To do so, open the execution plan detail from your project:
Then click on "Run purge simulation of timeslots"
A window opens allowing you to finally check the removed timeslots and the reason why:
Schedule the purge
Once Purge configured, you are able to schedule it using the batch igrc_purge.cmd
available in the igrcanalytics installation folder:
Purging data using criteria
When using purge criteria, the policy is ignored and it is up to the user to chose:
- The keep unit: the unit on which to calculate the purge. Three units are possible 'days', 'timeslots' or 'states'.

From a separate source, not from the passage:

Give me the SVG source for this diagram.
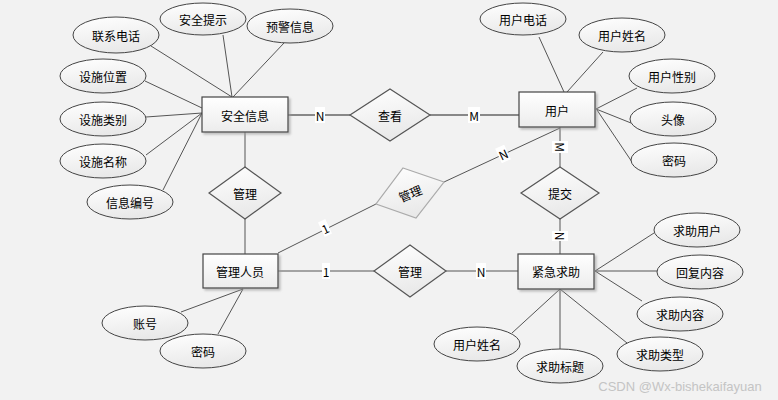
<svg xmlns="http://www.w3.org/2000/svg" width="778" height="400" viewBox="0 0 778 400">
<defs>
<linearGradient id="gE" x1="0" y1="0" x2="0.3" y2="1"><stop offset="0" stop-color="#ffffff"/><stop offset="1" stop-color="#e9e9e9"/></linearGradient>
<linearGradient id="gR" x1="0" y1="0" x2="0" y2="1"><stop offset="0" stop-color="#ffffff"/><stop offset="1" stop-color="#ececec"/></linearGradient>
<filter id="sh" x="-10%" y="-10%" width="130%" height="140%"><feDropShadow dx="2" dy="2" stdDeviation="1" flood-color="#999" flood-opacity="0.6"/></filter>
<style>
text{font-family:"Noto Sans CJK SC","Microsoft YaHei",sans-serif;font-size:12px;fill:#000;text-anchor:middle;dominant-baseline:central}
.e{fill:url(#gE);stroke:#444;stroke-width:1}
.r{fill:url(#gR);stroke:#444;stroke-width:1.2;filter:url(#sh)}
.d{fill:url(#gE);stroke:#555;stroke-width:1.2}
.l{stroke:#555;stroke-width:1;fill:none}
.t{stroke:#888;stroke-width:2;fill:none}
.lb{fill:#fff}
.c{font-family:"Liberation Sans",Arial,sans-serif;font-size:13px}
</style>
</defs>
<rect width="778" height="400" fill="#f2f2f2"/>
<g id="connectors">
<line class="l" x1="151" y1="46" x2="232" y2="97"/>
<line class="l" x1="223" y1="35" x2="232" y2="97"/>
<line class="l" x1="284" y1="43" x2="233" y2="97"/>
<line class="l" x1="145" y1="81" x2="202" y2="108"/>
<line class="l" x1="146" y1="117" x2="202" y2="113"/>
<line class="l" x1="146" y1="155" x2="202" y2="113"/>
<line class="l" x1="163" y1="190" x2="202" y2="113"/>
<line class="l" x1="245" y1="132" x2="245" y2="167"/>
<line class="l" x1="245" y1="219" x2="245" y2="254"/>
<line class="t" x1="288" y1="115" x2="350" y2="115"/>
<line class="t" x1="430" y1="115" x2="519" y2="115"/>
<line class="l" x1="539" y1="37" x2="564" y2="92"/>
<line class="l" x1="603" y1="52" x2="567" y2="92"/>
<line class="l" x1="637" y1="88" x2="596" y2="109"/>
<line class="l" x1="631" y1="123" x2="596" y2="109"/>
<line class="l" x1="632" y1="162" x2="597" y2="110"/>
<line class="l" x1="560" y1="127" x2="560" y2="167"/>
<line class="l" x1="560" y1="219" x2="560" y2="254"/>
<line class="l" x1="278" y1="253" x2="376" y2="204"/>
<line class="l" x1="444" y1="182" x2="560" y2="128"/>
<line class="l" x1="278" y1="271" x2="374" y2="271"/>
<line class="l" x1="446" y1="271" x2="518" y2="271"/>
<line class="l" x1="654" y1="233" x2="595" y2="271"/>
<line class="l" x1="657" y1="271" x2="595" y2="271"/>
<line class="l" x1="642" y1="301" x2="595" y2="271"/>
<line class="l" x1="560" y1="289" x2="627" y2="343"/>
<line class="l" x1="560" y1="289" x2="560" y2="349"/>
<line class="l" x1="560" y1="289" x2="512" y2="333"/>
<line class="l" x1="181" y1="312" x2="243" y2="289"/>
<line class="l" x1="218" y1="334" x2="243" y2="289"/>
<rect class="lb" x="315" y="107" width="10" height="16"/><text x="320" y="115">N</text>
<rect class="lb" x="468" y="107" width="12" height="16"/><text x="474" y="115">M</text>
<g transform="translate(560,147) rotate(90)"><rect class="lb" x="-6" y="-8" width="12" height="16"/><text x="0" y="0">M</text></g>
<g transform="translate(560,236) rotate(90)"><rect class="lb" x="-5" y="-8" width="10" height="16"/><text x="0" y="0">N</text></g>
<g transform="translate(503,154) rotate(-25)"><rect class="lb" x="-5" y="-8" width="10" height="16"/><text x="0" y="0">N</text></g>
<g transform="translate(325,228) rotate(-25)"><rect class="lb" x="-4" y="-8" width="8" height="16"/><text x="0" y="0">1</text></g>
<rect class="lb" x="322" y="263" width="8" height="16"/><text x="326" y="271">1</text>
<rect class="lb" x="476" y="263" width="10" height="16"/><text x="481" y="271">N</text>
</g>
<g id="e_anquanxinxi"><rect class="r" x="202" y="97" width="86" height="35"/><text x="245" y="115">安全信息</text></g>
<g id="e_yonghu"><rect class="r" x="519" y="92" width="76" height="35"/><text x="557" y="110">用户</text></g>
<g id="e_guanlirenyuan"><rect class="r" x="203" y="254" width="75" height="34"/><text x="240" y="271">管理人员</text></g>
<g id="e_jinjiqiuzhu"><rect class="r" x="518" y="254" width="76" height="35"/><text x="556" y="271">紧急求助</text></g>
<g id="r_chakan"><polygon class="d" points="390,89 430,115 390,141 350,115"/><text x="390" y="115">查看</text></g>
<g id="r_guanli1"><polygon class="d" points="245,167 281,193 245,219 209,193"/><text x="245" y="193">管理</text></g>
<g id="r_guanli2"><polygon class="d" style="stroke:#aaa" points="403,168 444,182 416,218 376,204"/><text transform="translate(410,193) rotate(-22)">管理</text></g>
<g id="r_guanli3"><polygon class="d" points="410,245 446,271 410,297 374,271"/><text x="410" y="271">管理</text></g>
<g id="r_tijiao"><polygon class="d" points="560,167 599,193 560,219 521,193"/><text x="560" y="193">提交</text></g>
<g id="a_lianxidianhua"><ellipse class="e" cx="116" cy="35" rx="43" ry="18"/><text x="116" y="35">联系电话</text></g>
<g id="a_anquantishi"><ellipse class="e" cx="203" cy="19" rx="43" ry="16"/><text x="203" y="19">安全提示</text></g>
<g id="a_yujingxinxi"><ellipse class="e" cx="290" cy="26" rx="43" ry="17"/><text x="290" y="26">预警信息</text></g>
<g id="a_sheshiweizhi"><ellipse class="e" cx="103" cy="76" rx="43" ry="17"/><text x="103" y="76">设施位置</text></g>
<g id="a_sheshileibie"><ellipse class="e" cx="103" cy="119" rx="43" ry="17"/><text x="103" y="119">设施类别</text></g>
<g id="a_sheshimingcheng"><ellipse class="e" cx="103" cy="161" rx="43" ry="17"/><text x="103" y="161">设施名称</text></g>
<g id="a_xinxibianhao"><ellipse class="e" cx="130" cy="202" rx="43" ry="17"/><text x="130" y="202">信息编号</text></g>
<g id="a_yonghudianhua"><ellipse class="e" cx="523" cy="19" rx="43" ry="16"/><text x="523" y="19">用户电话</text></g>
<g id="a_yonghuxingming"><ellipse class="e" cx="622" cy="35" rx="43" ry="17"/><text x="622" y="35">用户姓名</text></g>
<g id="a_yonghuxingbie"><ellipse class="e" cx="672" cy="76" rx="43" ry="17"/><text x="672" y="76">用户性别</text></g>
<g id="a_touxiang"><ellipse class="e" cx="673" cy="119" rx="43" ry="17"/><text x="673" y="119">头像</text></g>
<g id="a_mima1"><ellipse class="e" cx="674" cy="160" rx="43" ry="17"/><text x="674" y="160">密码</text></g>
<g id="a_qiuzhuyonghu"><ellipse class="e" cx="697" cy="230" rx="43" ry="17"/><text x="697" y="230">求助用户</text></g>
<g id="a_huifuneirong"><ellipse class="e" cx="700" cy="272" rx="43" ry="17"/><text x="700" y="272">回复内容</text></g>
<g id="a_qiuzhuneirong"><ellipse class="e" cx="680" cy="314" rx="43" ry="17"/><text x="680" y="314">求助内容</text></g>
<g id="a_qiuzhuleixing"><ellipse class="e" cx="660" cy="354" rx="43" ry="17"/><text x="660" y="354">求助类型</text></g>
<g id="a_qiuzhubiaoti"><ellipse class="e" cx="560" cy="366" rx="43" ry="17"/><text x="560" y="366">求助标题</text></g>
<g id="a_yonghuxingming2"><ellipse class="e" cx="477" cy="344" rx="43" ry="17"/><text x="477" y="344">用户姓名</text></g>
<g id="a_zhanghao"><ellipse class="e" cx="145" cy="323" rx="43" ry="17"/><text x="145" y="323">账号</text></g>
<g id="a_mima2"><ellipse class="e" cx="203" cy="351" rx="43" ry="17"/><text x="203" y="351">密码</text></g>
<text class="c" x="680" y="386" style="fill:#c4c4c4">CSDN @Wx-bishekaifayuan</text>
</svg>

- days: number of days to keep
- timeslots: number of timeslots to keep
- states: type of timeslot to delete: I for sandbox, W for activated timeslot, D for hidden
- The keep value: the number of above mentioned units to keep for days and timeslots
Manual execution
To execute the purge of data open a CMD or powershell window and navigate to the home installation folder. Your can then execute the following command:
igrc_purge.[sh|cmd] <project name> <config folder> <keep value> <keep unit> <action>`
This command is detailed bellow:
"Usage: igrc_purge <project name> <config folder> <config name> <keep value> <keep unit> <action>"
"<config folder> can contain several of these files:"
"- project.properties: file containing project configuration variables"
"- datasource.properties: file containing database connection configuration"
"- mail.properties: file containing mail server connection configuration"
"- workflow.properties: file containing workflow database connection configuration"
"- license.lic: file containing the Brainwave product license"
"<config name> is the name of the configuration (defined in a project .configuration file)"
"<keep value> is a positive value expressed in <keep unit>"
"<keep unit> is either 'days' or 'timeslots' or 'states'"
"<action> is either 'PURGE' or 'SIMULATE'"
"If unit is 'states', then value is the status of timeslot (I for sandbox, W for activated timeslot)"
"If <keep unit> and <keep value> are empty, purge will load timeslots retention criteria from configuration)"
"Command line example: igrc_purge demonstration /var/igrc/config default 365 days PURGE"
"Example: igrc_purge demonstration /var/igrc/config default IW states PURGE"
"Another example to lunch purge from configuration: igrc_purge demonstration /var/igrc/config default PURGE"
"Note: Reference timeslots will NOT be purged"
"Note 2: Last timeslot will never be purged. A newer timeslot must be ingested before starting the purge."